(Input records)
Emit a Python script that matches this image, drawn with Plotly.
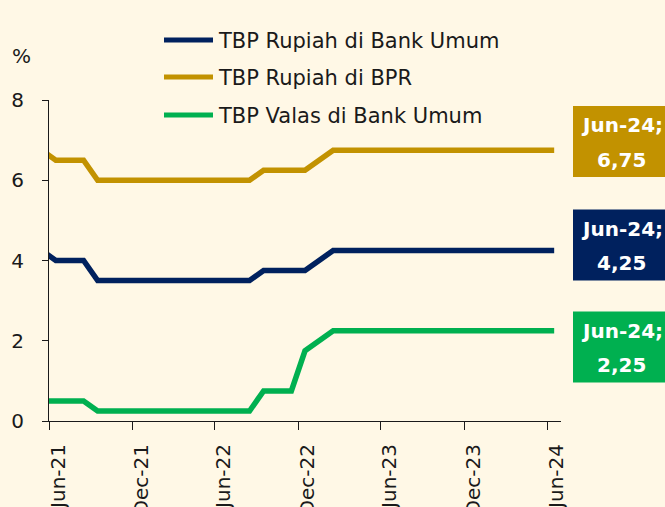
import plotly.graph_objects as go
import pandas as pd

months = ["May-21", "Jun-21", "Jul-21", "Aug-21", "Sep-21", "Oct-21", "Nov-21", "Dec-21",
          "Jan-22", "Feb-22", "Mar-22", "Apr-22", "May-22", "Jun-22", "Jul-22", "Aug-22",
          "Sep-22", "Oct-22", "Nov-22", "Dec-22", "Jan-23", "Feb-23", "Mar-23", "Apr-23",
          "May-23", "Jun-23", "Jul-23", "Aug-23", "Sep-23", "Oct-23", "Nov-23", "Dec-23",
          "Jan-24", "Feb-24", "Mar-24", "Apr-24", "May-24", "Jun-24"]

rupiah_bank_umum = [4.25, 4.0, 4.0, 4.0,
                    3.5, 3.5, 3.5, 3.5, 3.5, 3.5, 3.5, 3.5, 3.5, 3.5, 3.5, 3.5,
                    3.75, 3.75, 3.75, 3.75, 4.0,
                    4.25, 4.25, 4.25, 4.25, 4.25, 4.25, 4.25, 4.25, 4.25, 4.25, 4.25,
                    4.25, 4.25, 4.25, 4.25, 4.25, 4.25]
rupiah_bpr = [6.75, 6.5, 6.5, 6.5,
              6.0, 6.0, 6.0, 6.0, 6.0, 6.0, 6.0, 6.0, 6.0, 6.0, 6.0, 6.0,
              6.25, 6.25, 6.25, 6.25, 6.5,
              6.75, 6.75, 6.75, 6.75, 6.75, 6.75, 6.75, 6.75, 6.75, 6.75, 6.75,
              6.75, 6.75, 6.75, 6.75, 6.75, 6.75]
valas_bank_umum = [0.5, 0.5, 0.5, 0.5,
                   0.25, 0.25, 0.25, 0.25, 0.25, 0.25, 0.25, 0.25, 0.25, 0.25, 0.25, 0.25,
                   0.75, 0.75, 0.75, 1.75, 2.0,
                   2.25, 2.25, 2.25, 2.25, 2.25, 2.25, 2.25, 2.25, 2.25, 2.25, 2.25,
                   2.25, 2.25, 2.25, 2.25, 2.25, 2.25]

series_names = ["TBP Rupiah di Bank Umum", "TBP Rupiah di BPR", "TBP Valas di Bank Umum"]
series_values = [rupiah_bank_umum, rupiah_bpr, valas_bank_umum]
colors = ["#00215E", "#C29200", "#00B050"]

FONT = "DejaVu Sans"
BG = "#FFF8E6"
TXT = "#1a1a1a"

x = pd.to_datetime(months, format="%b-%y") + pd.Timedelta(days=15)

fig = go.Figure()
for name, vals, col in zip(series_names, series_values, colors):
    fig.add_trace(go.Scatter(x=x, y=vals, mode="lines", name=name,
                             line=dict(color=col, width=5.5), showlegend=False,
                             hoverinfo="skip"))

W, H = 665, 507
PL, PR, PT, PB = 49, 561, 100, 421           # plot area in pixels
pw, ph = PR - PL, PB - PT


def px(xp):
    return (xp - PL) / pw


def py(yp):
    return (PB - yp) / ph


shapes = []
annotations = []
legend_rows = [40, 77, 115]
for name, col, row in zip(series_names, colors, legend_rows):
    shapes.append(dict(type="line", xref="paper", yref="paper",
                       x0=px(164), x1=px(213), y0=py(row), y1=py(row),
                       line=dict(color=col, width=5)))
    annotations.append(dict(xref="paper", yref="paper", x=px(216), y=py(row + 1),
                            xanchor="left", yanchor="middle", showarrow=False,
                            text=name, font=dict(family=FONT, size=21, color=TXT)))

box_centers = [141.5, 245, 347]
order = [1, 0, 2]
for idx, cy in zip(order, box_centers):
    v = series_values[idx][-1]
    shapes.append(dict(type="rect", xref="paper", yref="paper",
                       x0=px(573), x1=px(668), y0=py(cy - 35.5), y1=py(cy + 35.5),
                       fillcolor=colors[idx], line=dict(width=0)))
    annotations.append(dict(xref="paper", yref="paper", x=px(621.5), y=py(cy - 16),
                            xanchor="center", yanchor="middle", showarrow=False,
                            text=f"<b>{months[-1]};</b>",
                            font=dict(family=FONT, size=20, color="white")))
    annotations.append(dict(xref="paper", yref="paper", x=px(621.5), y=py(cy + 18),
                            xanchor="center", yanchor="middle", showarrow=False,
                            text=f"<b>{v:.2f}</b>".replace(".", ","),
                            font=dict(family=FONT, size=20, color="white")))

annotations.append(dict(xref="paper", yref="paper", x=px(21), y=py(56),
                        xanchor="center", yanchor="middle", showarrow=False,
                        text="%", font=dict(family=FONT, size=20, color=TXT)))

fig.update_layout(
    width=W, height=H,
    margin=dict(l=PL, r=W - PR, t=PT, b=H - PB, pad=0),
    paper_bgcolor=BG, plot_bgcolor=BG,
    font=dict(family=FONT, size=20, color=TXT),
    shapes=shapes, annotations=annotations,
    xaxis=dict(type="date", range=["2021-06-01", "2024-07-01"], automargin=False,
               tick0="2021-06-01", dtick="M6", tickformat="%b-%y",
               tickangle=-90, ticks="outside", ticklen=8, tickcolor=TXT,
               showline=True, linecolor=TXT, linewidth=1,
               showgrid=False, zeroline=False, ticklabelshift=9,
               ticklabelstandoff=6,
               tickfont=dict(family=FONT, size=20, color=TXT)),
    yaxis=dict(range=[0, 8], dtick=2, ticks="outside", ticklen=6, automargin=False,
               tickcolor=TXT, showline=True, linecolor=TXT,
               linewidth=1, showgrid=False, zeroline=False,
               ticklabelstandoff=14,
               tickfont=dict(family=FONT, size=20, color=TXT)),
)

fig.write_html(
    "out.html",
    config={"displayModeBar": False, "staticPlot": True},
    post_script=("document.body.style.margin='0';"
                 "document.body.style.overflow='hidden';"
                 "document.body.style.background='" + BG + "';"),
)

* * *

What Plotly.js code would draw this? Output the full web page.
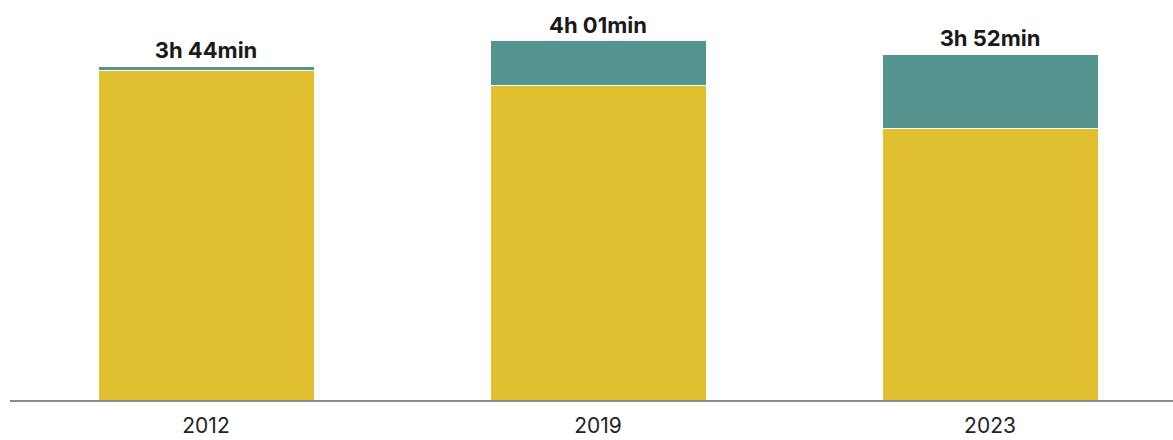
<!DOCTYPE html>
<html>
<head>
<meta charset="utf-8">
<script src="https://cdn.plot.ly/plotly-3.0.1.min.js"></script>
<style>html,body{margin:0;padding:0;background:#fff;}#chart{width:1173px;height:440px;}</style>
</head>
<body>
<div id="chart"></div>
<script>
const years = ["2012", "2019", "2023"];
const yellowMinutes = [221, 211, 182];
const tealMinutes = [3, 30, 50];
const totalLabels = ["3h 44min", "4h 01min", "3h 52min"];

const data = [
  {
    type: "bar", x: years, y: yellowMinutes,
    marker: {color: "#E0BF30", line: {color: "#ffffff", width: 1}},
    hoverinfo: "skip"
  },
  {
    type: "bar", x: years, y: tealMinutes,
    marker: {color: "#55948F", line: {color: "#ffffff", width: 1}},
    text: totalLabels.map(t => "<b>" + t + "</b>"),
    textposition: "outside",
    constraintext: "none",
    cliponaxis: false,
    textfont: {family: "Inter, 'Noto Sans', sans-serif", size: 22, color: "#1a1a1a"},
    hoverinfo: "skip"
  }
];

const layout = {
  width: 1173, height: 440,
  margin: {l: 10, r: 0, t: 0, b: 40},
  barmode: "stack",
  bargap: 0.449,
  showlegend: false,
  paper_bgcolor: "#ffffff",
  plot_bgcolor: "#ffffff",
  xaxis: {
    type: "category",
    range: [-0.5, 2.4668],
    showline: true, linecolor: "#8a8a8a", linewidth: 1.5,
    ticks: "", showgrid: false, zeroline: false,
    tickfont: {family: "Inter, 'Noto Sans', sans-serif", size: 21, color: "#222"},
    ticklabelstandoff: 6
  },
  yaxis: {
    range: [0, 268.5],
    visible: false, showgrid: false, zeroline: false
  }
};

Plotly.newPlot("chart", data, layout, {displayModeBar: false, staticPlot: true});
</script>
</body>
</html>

--

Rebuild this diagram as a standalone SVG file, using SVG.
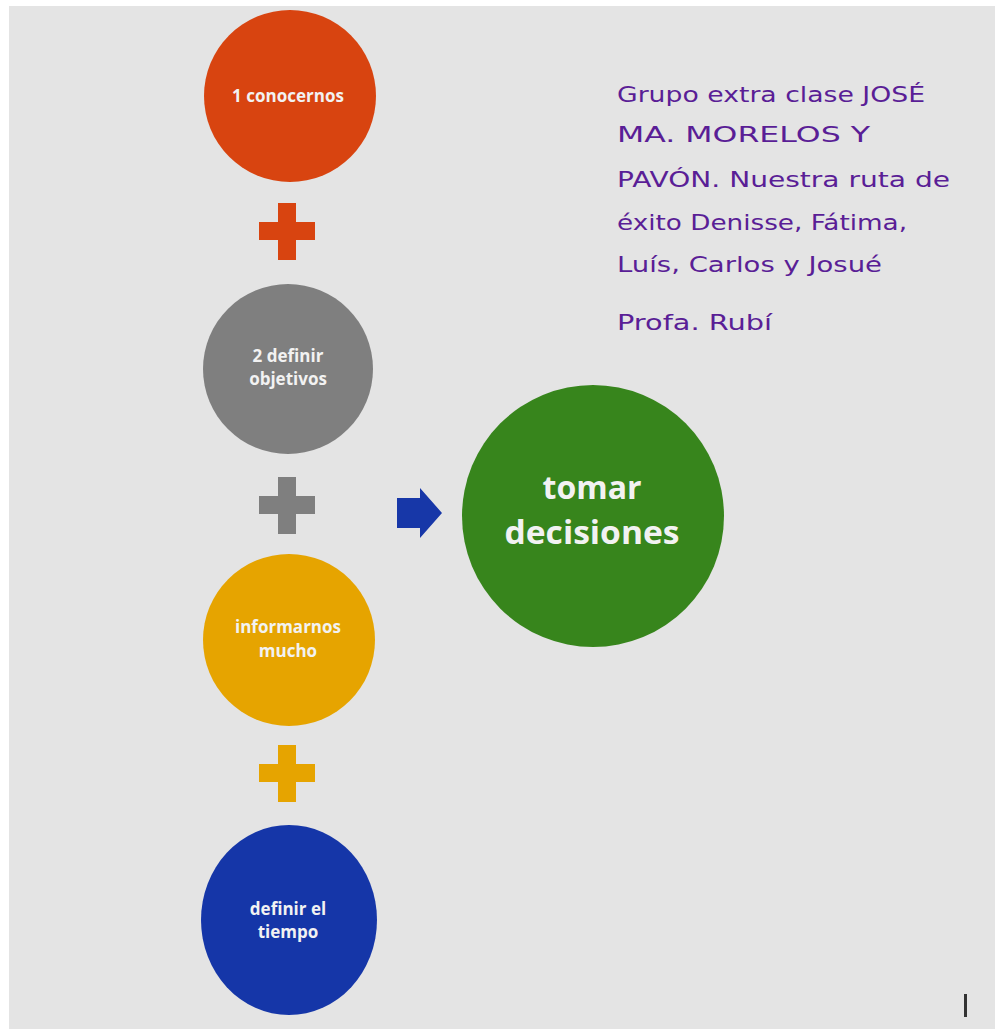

(Written task)
Starting at the line containing "Emit a Python" and ending at the line containing "2.25, 2.25, 2.25, 2.25, 2.25, 2.25]", copy those lines exactly, both included, and nothing more. Leave out any picture.

(Written answer)
Emit a Python script that matches this image, drawn with Plotly.
import plotly.graph_objects as go
import pandas as pd

months = ["May-21", "Jun-21", "Jul-21", "Aug-21", "Sep-21", "Oct-21", "Nov-21", "Dec-21",
          "Jan-22", "Feb-22", "Mar-22", "Apr-22", "May-22", "Jun-22", "Jul-22", "Aug-22",
          "Sep-22", "Oct-22", "Nov-22", "Dec-22", "Jan-23", "Feb-23", "Mar-23", "Apr-23",
          "May-23", "Jun-23", "Jul-23", "Aug-23", "Sep-23", "Oct-23", "Nov-23", "Dec-23",
          "Jan-24", "Feb-24", "Mar-24", "Apr-24", "May-24", "Jun-24"]

rupiah_bank_umum = [4.25, 4.0, 4.0, 4.0,
                    3.5, 3.5, 3.5, 3.5, 3.5, 3.5, 3.5, 3.5, 3.5, 3.5, 3.5, 3.5,
                    3.75, 3.75, 3.75, 3.75, 4.0,
                    4.25, 4.25, 4.25, 4.25, 4.25, 4.25, 4.25, 4.25, 4.25, 4.25, 4.25,
                    4.25, 4.25, 4.25, 4.25, 4.25, 4.25]
rupiah_bpr = [6.75, 6.5, 6.5, 6.5,
              6.0, 6.0, 6.0, 6.0, 6.0, 6.0, 6.0, 6.0, 6.0, 6.0, 6.0, 6.0,
              6.25, 6.25, 6.25, 6.25, 6.5,
              6.75, 6.75, 6.75, 6.75, 6.75, 6.75, 6.75, 6.75, 6.75, 6.75, 6.75,
              6.75, 6.75, 6.75, 6.75, 6.75, 6.75]
valas_bank_umum = [0.5, 0.5, 0.5, 0.5,
                   0.25, 0.25, 0.25, 0.25, 0.25, 0.25, 0.25, 0.25, 0.25, 0.25, 0.25, 0.25,
                   0.75, 0.75, 0.75, 1.75, 2.0,
                   2.25, 2.25, 2.25, 2.25, 2.25, 2.25, 2.25, 2.25, 2.25, 2.25, 2.25,
                   2.25, 2.25, 2.25, 2.25, 2.25, 2.25]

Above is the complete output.